SELECTING THE LOCATION
It is recommended to excavate as little as possible before strain gages are placed to avoid relieving any in-place strain while at the same time taking into account factors such as equipment access and personnel safety when selecting the location for gage installation.
Our experts provided on-site support throughout the instrumentation and data collection exercise, including the installation of the strain gages.
This included correlating the profile of measured bending strains with the in-field pipeline. The location of the final cut was selected based on the distribution of bending strains along the pipeline. The pipe experienced significant movement after the cut, confirming the presence of external loads.
Figure 2 – Installation of strain gages on pipeline surface at two locations
ROSEN processed the collected strain gage data to provide comparisons with the bending strain data that had been previously recorded during the IMU inspection (results see Figure 3). The bending strain calculations indicated a total bending strain of approximately 1,000 microstrain (0.1%) was present in the pipeline two years before the field works. Further, the data gathered from the strain gages attached to the pipeline indicated a total strain of 800 microstrain (0.08%) was present prior to the cut-out.
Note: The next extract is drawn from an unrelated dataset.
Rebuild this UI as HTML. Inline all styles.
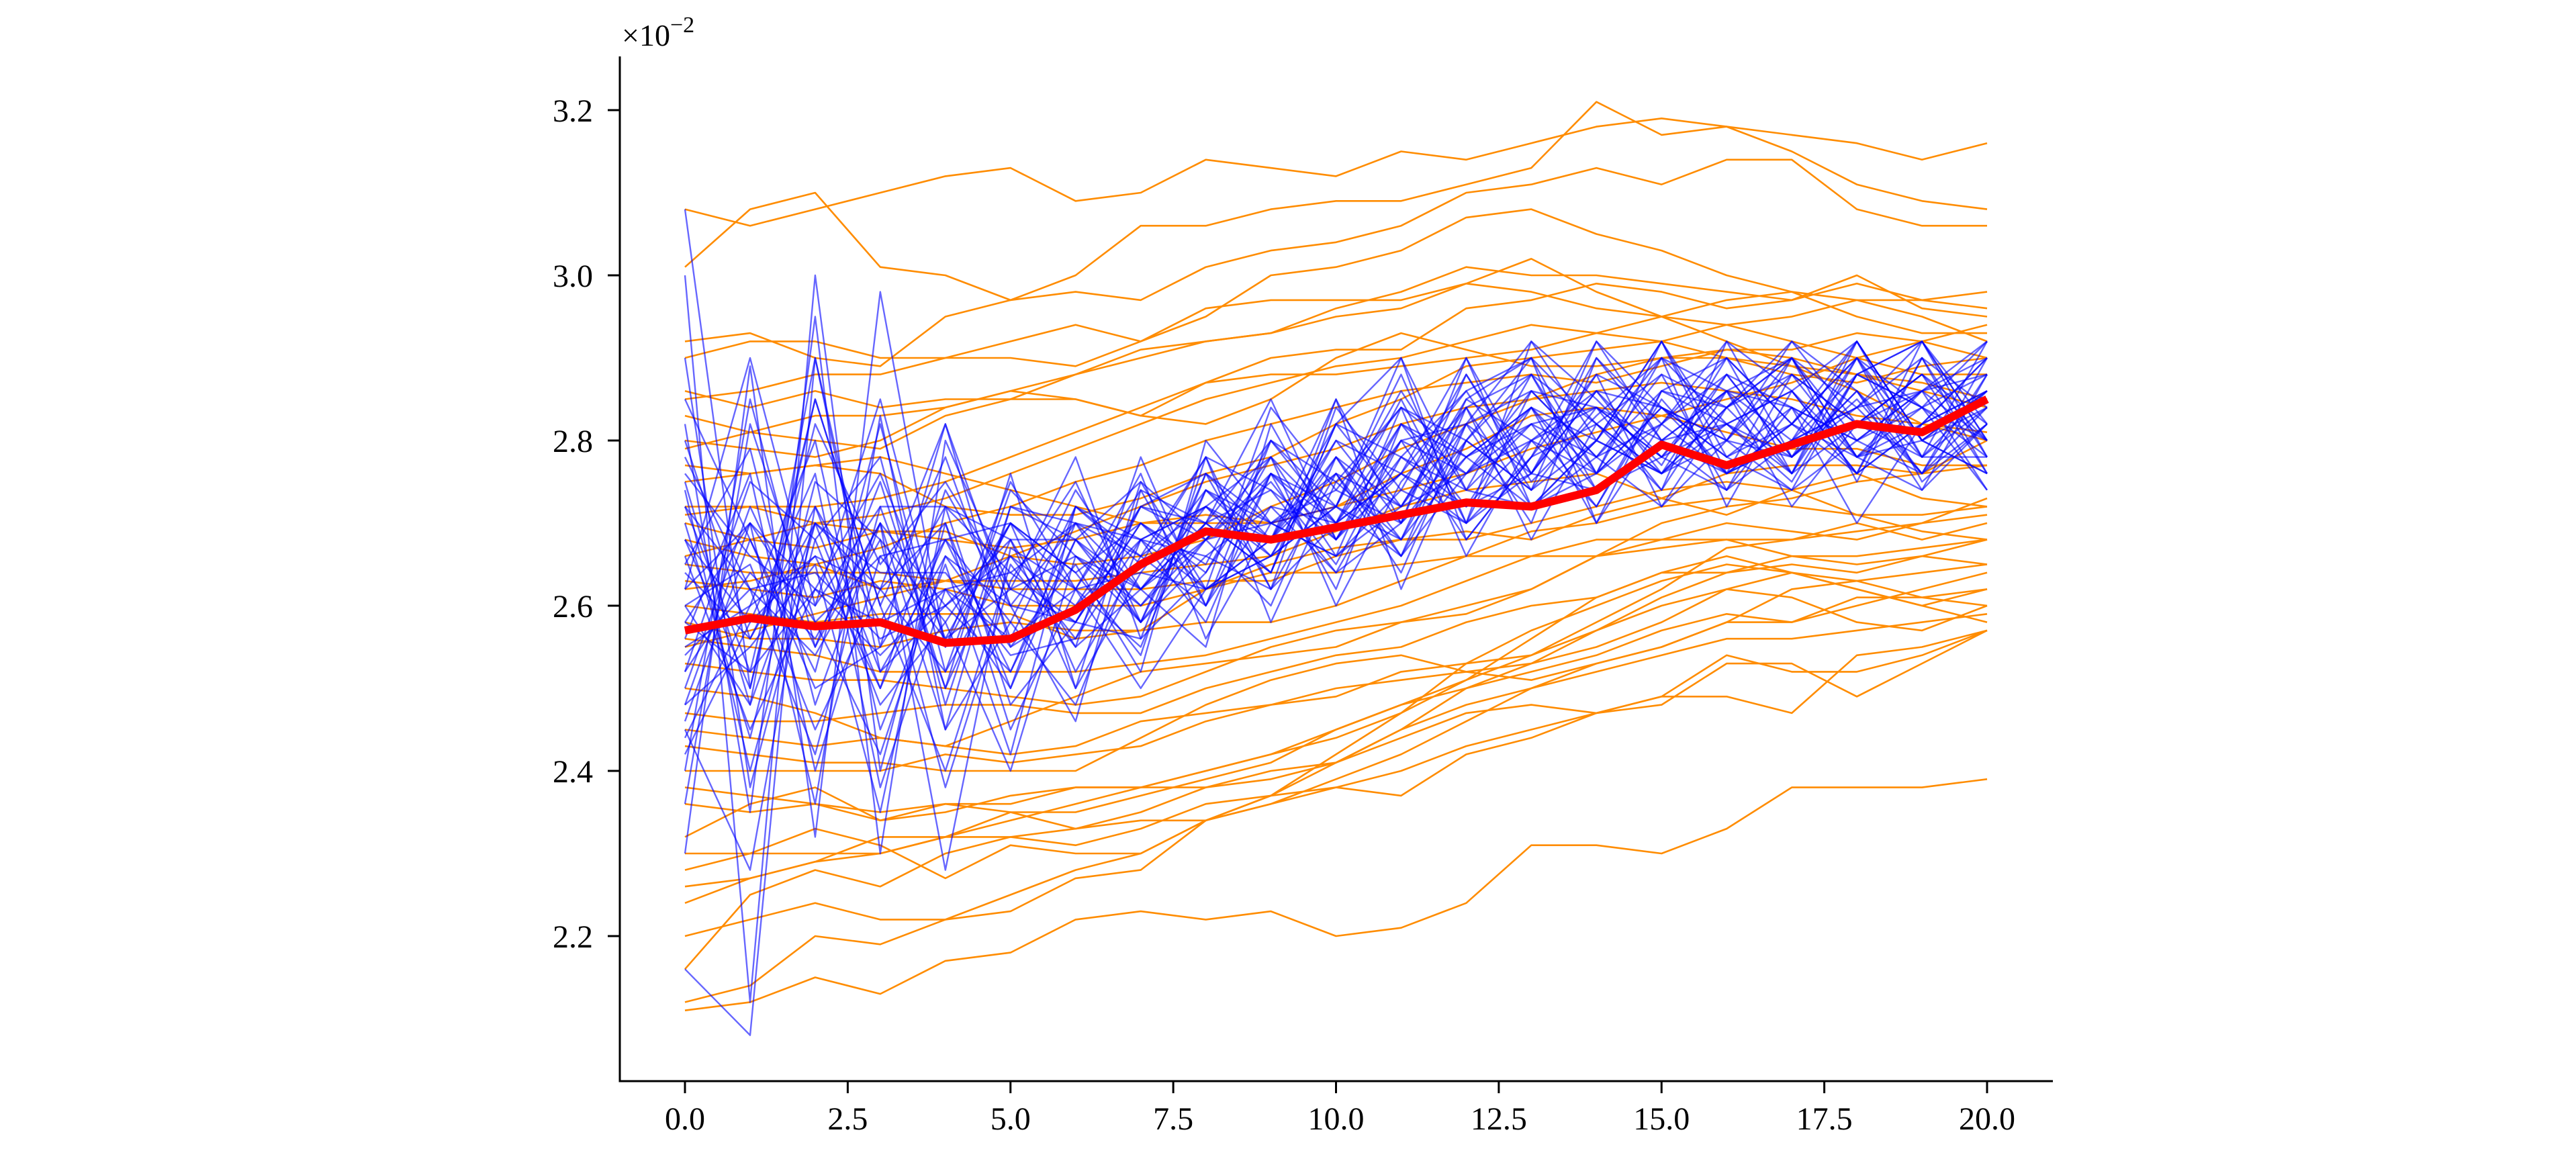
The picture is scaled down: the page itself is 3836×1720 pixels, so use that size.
<!DOCTYPE html>
<html><head><meta charset="utf-8"><style>
html,body{margin:0;padding:0;background:#fff;}
svg{display:block;font-family:"Liberation Serif",serif;}
</style></head><body>
<svg id="chart" width="3836" height="1720" viewBox="0 0 3836 1720" xmlns="http://www.w3.org/2000/svg">
<rect width="3836" height="1720" fill="#fff"/>
<g id="plot"></g>
<g id="axes"></g>
</svg>
<script>
const xSteps = [0,1,2,3,4,5,6,7,8,9,10,11,12,13,14,15,16,17,18,19,20];
const xTicks = [0,2.5,5,7.5,10,12.5,15,17.5,20];
const yTicks = [2.2,2.4,2.6,2.8,3.0,3.2];
const meanSeries = [2.57,2.585,2.575,2.58,2.555,2.56,2.595,2.65,2.69,2.68,2.695,2.71,2.725,2.72,2.74,2.795,2.77,2.795,2.82,2.81,2.85];
const orangeSeries = [
[308,306,308,310,312,313,309,310,314,313,312,315,314,316,318,319,318,317,316,314,316],
[301,308,310,301,300,297,300,306,306,308,309,309,311,313,321,317,318,315,311,309,308],
[292,293,290,289,295,297,298,297,301,303,304,306,310,311,313,311,314,314,308,306,306],
[285,286,288,288,290,292,294,292,295,300,301,303,307,308,305,303,300,298,295,293,293],
[286,284,286,284,285,285,285,283,287,290,291,291,296,297,299,298,296,297,300,296,295],
[283,281,280,279,283,285,288,290,292,293,295,296,299,302,298,295,292,289,286,282,280],
[280,279,278,280,284,286,285,283,282,285,290,293,291,289,289,290,291,291,293,292,290],
[277,276,277,276,272,271,271,273,276,278,282,285,289,290,291,292,294,295,297,297,298],
[275,276,277,278,276,274,272,270,270,270,272,274,276,279,281,283,285,287,290,292,294],
[272,272,270,269,269,266,265,266,268,272,275,279,282,285,288,290,290,289,288,287,285],
[270,268,267,269,268,267,268,270,271,270,272,276,279,283,284,283,281,279,279,277,277],
[268,266,265,262,263,263,263,264,265,266,269,272,274,275,276,273,271,274,276,273,272],
[265,264,264,264,263,262,262,262,263,263,266,268,269,268,271,273,276,277,277,276,280],
[263,262,261,263,262,260,260,260,262,265,267,268,268,270,272,274,275,274,271,269,268],
[260,259,258,259,259,259,256,257,262,264,264,265,266,266,266,268,268,266,265,266,265],
[258,256,256,255,257,258,257,257,258,258,260,263,266,269,270,272,273,272,271,271,272],
[256,255,254,252,252,252,252,253,254,256,258,260,263,266,268,268,270,269,268,270,273],
[253,252,251,251,250,249,248,249,252,255,257,258,259,262,266,267,268,268,270,268,270],
[250,249,247,244,243,246,249,252,253,254,255,258,260,262,266,270,272,273,275,276,277],
[247,246,246,247,248,248,247,247,250,252,254,255,258,260,261,264,264,266,266,267,268],
[245,244,243,244,243,242,243,246,247,248,249,252,253,254,258,262,267,268,269,270,271],
[243,242,241,241,240,240,240,244,248,251,253,254,252,251,253,255,258,262,263,264,265],
[240,240,240,240,242,241,242,243,246,248,250,251,252,253,255,258,262,264,263,261,260],
[238,237,236,235,236,235,235,237,239,241,245,248,251,254,257,260,262,261,258,257,260],
[236,235,236,234,236,236,238,238,240,242,244,247,251,256,261,264,266,264,262,260,258],
[232,236,238,234,235,237,238,238,240,242,245,248,250,252,254,257,259,258,260,262,264],
[230,230,230,230,232,234,236,238,238,239,241,245,250,253,257,261,264,265,264,266,268],
[228,230,233,231,227,231,230,230,234,237,242,247,253,257,260,263,265,264,262,260,262],
[226,227,229,230,232,232,231,233,236,237,238,240,243,245,247,249,254,252,252,254,257],
[224,227,229,232,232,235,233,234,234,236,238,237,242,244,247,248,253,253,249,253,257],
[220,222,224,222,222,223,227,228,234,236,239,242,246,250,253,255,258,258,261,261,262],
[216,225,228,226,230,232,233,235,238,240,241,245,248,250,252,254,256,256,257,258,259],
[212,214,220,219,222,225,228,230,234,237,241,244,247,248,247,249,249,247,254,255,257],
[211,212,215,213,217,218,222,223,222,223,220,221,224,231,231,230,233,238,238,238,239],
[290,292,292,290,290,290,289,292,296,297,297,297,299,298,296,295,294,292,290,288,288],
[279,281,283,283,284,286,288,291,292,293,296,298,301,300,300,299,298,297,299,297,296],
[271,272,272,273,275,278,281,284,287,288,288,289,290,291,293,295,297,298,297,295,292],
[266,268,270,271,273,276,279,282,285,287,289,290,292,294,293,292,290,288,287,289,290],
[262,263,265,267,270,272,275,277,280,282,284,286,287,288,287,289,291,290,288,286,284],
[255,257,259,261,263,266,269,272,275,277,279,282,284,285,286,287,286,285,283,282,281]
];
const blueSeries = [
[308,250,285,260,240,265,255,262,270,280,275,268,285,290,282,276,284,290,280,286,290],
[300,212,300,240,270,250,268,275,262,268,282,290,274,288,276,292,280,278,290,275,282],
[216,208,290,255,282,260,270,258,268,275,265,280,282,270,290,280,286,272,282,288,276],
[230,289,232,298,255,270,252,266,278,262,276,272,285,280,272,285,276,290,278,284,292],
[282,235,295,230,280,262,258,270,265,280,270,285,270,292,285,277,290,282,292,280,286],
[265,279,248,270,228,267,262,255,274,268,285,270,288,275,283,290,272,286,276,292,280],
[255,260,280,245,265,242,272,268,258,276,262,282,276,284,270,282,292,278,285,276,288],
[240,285,255,275,250,276,250,275,268,260,278,268,282,286,278,272,284,290,275,290,278],
[274,240,270,262,282,255,265,252,280,270,272,290,268,278,292,284,276,282,290,278,284],
[258,270,236,283,245,272,270,262,255,282,268,276,290,272,280,290,282,275,288,284,274],
[248,255,265,235,272,248,258,272,270,264,285,262,280,288,274,278,288,284,270,282,290],
[270,244,275,268,238,263,275,258,266,272,270,282,272,276,288,272,280,292,286,274,282],
[285,268,250,255,268,258,248,268,272,278,260,275,284,268,282,288,274,280,284,290,276],
[262,290,260,285,255,275,262,250,262,266,280,270,278,284,276,282,290,276,292,280,286],
[245,228,272,258,262,250,272,265,278,258,275,284,266,280,286,276,284,288,278,286,292],
[278,262,242,272,272,268,255,278,260,272,264,278,286,274,280,292,278,284,280,276,284],
[252,275,268,248,258,240,266,262,272,268,278,266,280,290,270,286,282,276,288,292,278],
[268,250,282,265,275,262,278,256,264,276,272,286,274,282,284,274,292,286,276,282,290],
[236,282,258,242,266,255,260,272,276,262,284,274,288,276,290,282,276,280,292,278,286],
[290,238,268,278,248,272,268,260,270,285,268,280,276,286,278,288,284,292,282,288,280],
[260,265,245,262,270,245,262,276,256,270,276,264,282,292,280,276,288,278,286,276,290],
[275,248,290,252,260,268,250,264,274,266,272,288,270,278,288,284,280,290,284,292,282],
[250,272,255,270,245,258,274,262,268,278,266,272,284,272,276,290,286,276,290,284,278],
[242,258,276,238,262,264,258,270,262,268,280,276,270,286,284,280,274,288,282,278,292],
[266,245,262,276,256,270,264,254,278,274,268,282,278,282,272,286,290,282,276,290,284],
[256,276,240,266,268,252,270,268,262,284,274,270,290,276,286,278,282,286,292,280,276],
[280,256,270,250,274,260,246,274,270,264,282,278,272,284,280,292,276,280,284,286,288],
[246,268,252,282,252,274,266,258,276,270,266,284,280,274,292,280,286,290,278,282,286],
[272,252,285,260,278,256,272,266,260,276,270,276,286,290,276,284,280,274,288,292,280],
[254,262,264,256,260,266,260,268,272,266,278,272,276,280,284,278,286,284,280,284,288],
[262,270,258,266,256,262,266,260,268,270,266,274,270,276,274,280,276,282,278,280,276],
[258,252,262,254,262,256,262,264,262,266,272,268,278,272,280,276,282,278,284,276,282],
[268,258,266,262,252,266,256,268,266,262,270,276,272,280,276,284,278,274,280,286,280],
[252,264,256,270,260,252,268,262,270,274,264,270,280,274,284,278,274,284,276,282,286],
[264,256,272,252,266,260,258,256,276,268,276,266,276,282,278,282,288,278,286,278,278],
[272,262,254,268,258,270,264,270,264,278,270,280,268,278,282,276,280,288,282,288,282],
[248,270,262,258,272,264,270,266,272,264,282,272,282,276,286,284,278,282,290,280,284],
[260,248,270,264,264,254,256,272,268,276,268,278,274,272,278,286,284,276,282,286,274],
[276,266,260,272,250,268,268,258,274,270,274,284,278,284,274,280,282,286,278,274,288],
[244,260,266,250,268,270,262,274,260,280,272,266,284,288,282,274,286,280,288,284,280]
];
const NS='http://www.w3.org/2000/svg';
const X0=1020, X1=2959, AX_L=923, AX_R=3057, AX_T=84, AX_B=1610;
const Y_A=2.2, Y_A_PX=1394, Y_PER=1230;
function sx(v){return X0+(X1-X0)*v/20;}
function sy(v){return Y_A_PX-(v-Y_A)*Y_PER;}
function mk(tag,attrs,parent){const e=document.createElementNS(NS,tag);for(const k in attrs)e.setAttribute(k,attrs[k]);parent.appendChild(e);return e;}
const plot=document.getElementById('plot'), axes=document.getElementById('axes');
function pts(arr,scale){return arr.map((v,i)=>sx(xSteps[i]).toFixed(1)+','+sy(v*scale).toFixed(1)).join(' ');}
orangeSeries.forEach((s,i)=>{
  const p=mk('polyline',{points:pts(s,0.01),fill:'none',stroke:'#ff8c00','stroke-width':2.6,'stroke-linejoin':'round'},plot);
  
  
});
blueSeries.forEach((s,i)=>{
  const p=mk('polyline',{points:pts(s,0.01),fill:'none',stroke:'#0000ff','stroke-width':2.4,'stroke-opacity':0.6,'stroke-linejoin':'round'},plot);
  
  
});
const m=mk('polyline',{points:pts(meanSeries,1),fill:'none',stroke:'#ff0000','stroke-width':12,'stroke-linejoin':'round'},plot);


const ls=mk('line',{x1:AX_L,y1:AX_T,x2:AX_L,y2:AX_B+1.5,stroke:'#000','stroke-width':3},axes);


const bs=mk('line',{x1:AX_L-1.5,y1:AX_B,x2:AX_R,y2:AX_B,stroke:'#000','stroke-width':3},axes);


xTicks.forEach(t=>{
  const x=sx(t);
  const tk=mk('line',{x1:x,y1:AX_B,x2:x,y2:AX_B+18,stroke:'#000','stroke-width':3},axes);
  
  
  const tx=mk('text',{x:x,y:1682,'font-size':48,'text-anchor':'middle',fill:'#000'},axes);
  tx.textContent=t.toFixed(1);
  
  
});
yTicks.forEach(t=>{
  const y=sy(t);
  const tk=mk('line',{x1:AX_L-18,y1:y,x2:AX_L,y2:y,stroke:'#000','stroke-width':3},axes);
  
  
  const tx=mk('text',{x:883,y:y+17,'font-size':48,'text-anchor':'end',fill:'#000'},axes);
  tx.textContent=t.toFixed(1);
  
  
});
const off=mk('text',{x:926,y:68,'font-size':46,fill:'#000'},axes);


off.innerHTML='×10<tspan dy="-20" font-size="34">−2</tspan>';
</script>
</body></html>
The difference between the measured strains is attributed to some stress relief occurring during excavation prior to the placement of the gages. Nevertheless, the measured strains are within the reported accuracy of 0.02% for the bending strain calculations, confirming the excellent performance of the IMU tool. This data justified the decisions made on the basis of the IMU data and provided confidence in the use of this data.
Figure 3 – Location of strain gages and pipe cut plotted on the IMU bending strain profile
This article underlines that the assessment of bending strains utilizing IMU inspection tools provides an effective method to identify, evaluate and monitor the presence of geohazards that can affect pipelines. Detecting the early development of active movement will reduce the likelihood of pipeline failure and provides more options to mitigate the loading threat.